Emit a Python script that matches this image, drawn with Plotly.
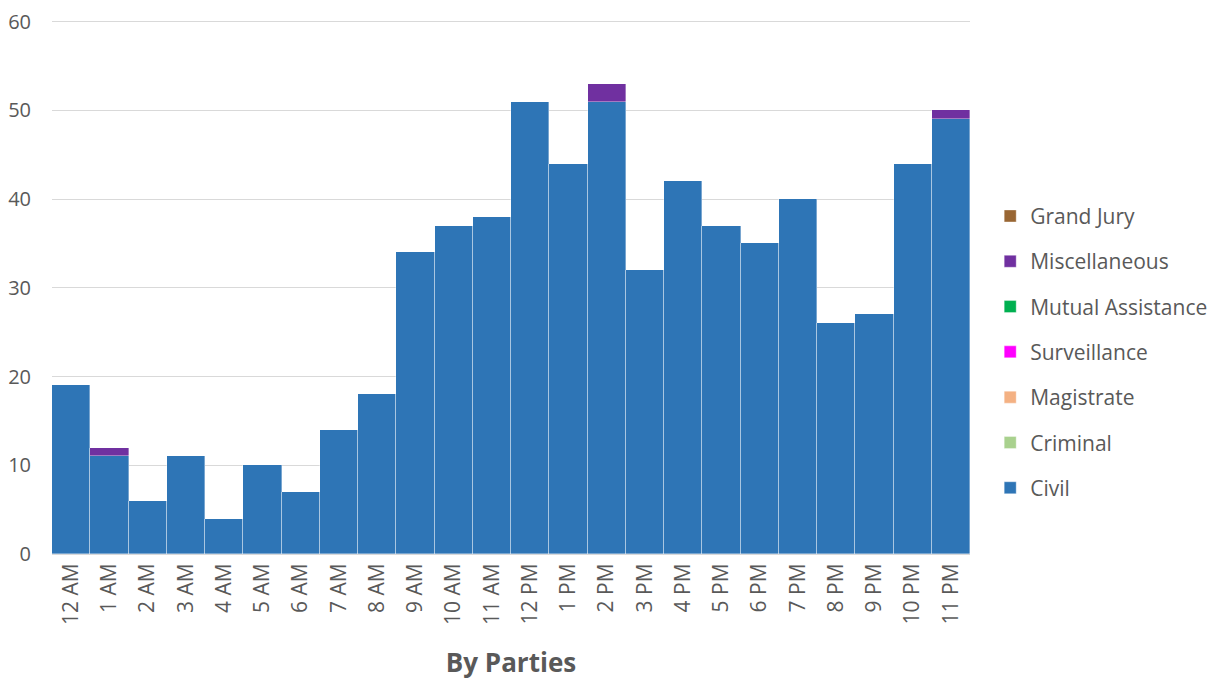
import plotly.graph_objects as go

hours = ["12 AM", "1 AM", "2 AM", "3 AM", "4 AM", "5 AM", "6 AM", "7 AM", "8 AM", "9 AM",
         "10 AM", "11 AM", "12 PM", "1 PM", "2 PM", "3 PM", "4 PM", "5 PM", "6 PM", "7 PM",
         "8 PM", "9 PM", "10 PM", "11 PM"]

civil = [19, 11, 6, 11, 4, 10, 7, 14, 18, 34, 37, 38, 51, 44, 51, 32, 42, 37, 35, 40, 26, 27, 44, 49]
criminal = [0] * 24
magistrate = [0] * 24
surveillance = [0] * 24
mutual_assistance = [0] * 24
miscellaneous = [0, 1, 0, 0, 0, 0, 0, 0, 0, 0, 0, 0, 0, 0, 2, 0, 0, 0, 0, 0, 0, 0, 0, 1]
grand_jury = [0] * 24

y_ticks = [0, 10, 20, 30, 40, 50, 60]

series = [
    ("Civil", civil, "#2E75B6"),
    ("Criminal", criminal, "#A9D18E"),
    ("Magistrate", magistrate, "#F4B183"),
    ("Surveillance", surveillance, "#FF00FF"),
    ("Mutual Assistance", mutual_assistance, "#00B050"),
    ("Miscellaneous", miscellaneous, "#7030A0"),
    ("Grand Jury", grand_jury, "#996633"),
]

fig = go.Figure()
n = len(series)
for i, (name, vals, color) in enumerate(series):
    fig.add_trace(go.Bar(
        x=hours, y=vals, name=name, legendgroup=name, legendrank=1000 + (n - i),
        marker=dict(color=color, line=dict(color="rgba(255,255,255,0.45)", width=0.8)),
    ))

fig.update_layout(
    width=1209, height=675,
    barmode="stack", bargap=0,
    paper_bgcolor="white", plot_bgcolor="white",
    margin=dict(l=44, r=247, t=11.3, b=129, autoexpand=False),
    font=dict(family="Open Sans", size=20, color="#595959"),
    legend=dict(
        traceorder="grouped", tracegroupgap=15,
        x=1.022, xanchor="left", y=0.377, yanchor="middle",
        font=dict(size=21, color="#595959"),
        bgcolor="rgba(0,0,0,0)",
    ),
    xaxis=dict(
        title=dict(text="<b>By Parties</b>", font=dict(size=26, color="#595959"), standoff=29),
        tickangle=-90, showgrid=False, showline=True, linecolor="#d9d9d9", linewidth=1,
        tickfont=dict(size=21, color="#595959"), ticks="",
    ),
    yaxis=dict(
        range=[0, 60.3], tickvals=y_ticks, showgrid=True,
        gridcolor="#d9d9d9", gridwidth=1, ticklabeloverflow="allow",
        zeroline=False, tickfont=dict(size=20, color="#595959"), ticklabelstandoff=20,
    ),
)

fig.write_html("out.html")
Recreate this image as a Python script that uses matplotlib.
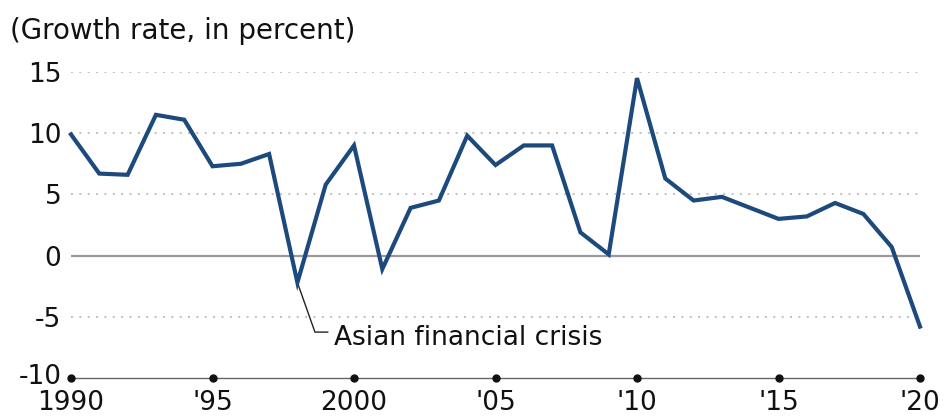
import matplotlib
matplotlib.use("Agg")
import matplotlib.pyplot as plt
import matplotlib.transforms as mtransforms

years = list(range(1990, 2021))
growth = [9.9, 6.7, 6.6, 11.5, 11.1, 7.3, 7.5, 8.3, -2.2, 5.8,
          9.0, -1.1, 3.9, 4.5, 9.8, 7.4, 9.0, 9.0, 1.9, 0.1,
          14.5, 6.3, 4.5, 4.8, 3.9, 3.0, 3.2, 4.3, 3.4, 0.7, -5.8]

x_ticks = [1990, 1995, 2000, 2005, 2010, 2015, 2020]
x_labels = ["1990", "'95", "2000", "'05", "'10", "'15", "'20"]
y_ticks = [-10, -5, 0, 5, 10, 15]
y_labels = ["-10", "-5", "0", "5", "10", "15"]
title = "(Growth rate, in percent)"
note = "Asian financial crisis"
note_year = 1998
note_elbow = (1998.62, -6.25)
note_text_pos = (1999.3, -6.7)

plt.rcParams['font.family'] = ['DejaVu Sans']
FS = 19

fig = plt.figure(figsize=(9.44, 4.16), dpi=100)
ax = fig.add_axes([71/944, 1-378/416, (920-71)/944, (378-72)/416])
ax.set_xlim(1990, 2020)
ax.set_ylim(-10, 15)

# grid lines
for yv in y_ticks:
    if yv == y_ticks[0]:
        continue
    if yv == 0:
        ax.axhline(0, color='#9a9a9a', lw=1.6, zorder=1)
    else:
        ax.axhline(yv, color='#c0c0c0', lw=1.4, linestyle=(0, (1, 3.3)), zorder=1)

# bottom axis as dashed line with dots
for s in ['top', 'right', 'left']:
    ax.spines[s].set_visible(False)
ax.spines['bottom'].set_color('#666666')
ax.spines['bottom'].set_linewidth(1.0)
ax.spines['bottom'].set_linestyle((0, (2, 1)))
ax.plot(x_ticks, [y_ticks[0]] * len(x_ticks), 'o', ms=5, color='#111111',
        clip_on=False, zorder=5)

ax.plot(years, growth, color='#1d4a7c', lw=3.0, clip_on=False, zorder=4,
        solid_joinstyle='miter')

# annotation
idx = years.index(note_year)
ax.plot([note_year, note_elbow[0], note_elbow[0] + 0.45],
        [growth[idx], note_elbow[1], note_elbow[1]],
        color='#222222', lw=1.0, zorder=3)
ax.text(note_text_pos[0], note_text_pos[1], note, fontsize=FS, va='center',
        ha='left', color='#111111')

ax.set_xticks(x_ticks)
ax.set_xticklabels(x_labels, fontsize=FS)
ax.set_yticks(y_ticks)
ax.set_yticklabels(y_labels, fontsize=FS)
ax.tick_params(axis='both', length=0, colors='#111111')
ax.tick_params(axis='x', pad=9)
ax.tick_params(axis='y', pad=7)

# nudge the bottom y label up slightly so it clears the x labels
lbl = ax.get_yticklabels()[0]
lbl.set_transform(lbl.get_transform() +
                  mtransforms.ScaledTranslation(0, 4/100, fig.dpi_scale_trans))

fig.text(10/944, 1-31/416, title, fontsize=20, va='center', ha='left', color='#111111')

fig.savefig('out.png', dpi=100, facecolor='white')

● ● ●

■ **DIRECTIONS FOR THIS TASK**: Make an exact copy of only the lines from the one with "Recreate this image" through the one with "14.5, 6.3, 4.5, 4.8, 3.9, 3.0, 3.2, 4.3, 3.4, 0.7, -5.8]". Pictures don't belong in it.

■ **ANSWER TO THIS PROBLEM**:
Recreate this image as a Python script that uses matplotlib.
import matplotlib
matplotlib.use("Agg")
import matplotlib.pyplot as plt
import matplotlib.transforms as mtransforms

years = list(range(1990, 2021))
growth = [9.9, 6.7, 6.6, 11.5, 11.1, 7.3, 7.5, 8.3, -2.2, 5.8,
          9.0, -1.1, 3.9, 4.5, 9.8, 7.4, 9.0, 9.0, 1.9, 0.1,
          14.5, 6.3, 4.5, 4.8, 3.9, 3.0, 3.2, 4.3, 3.4, 0.7, -5.8]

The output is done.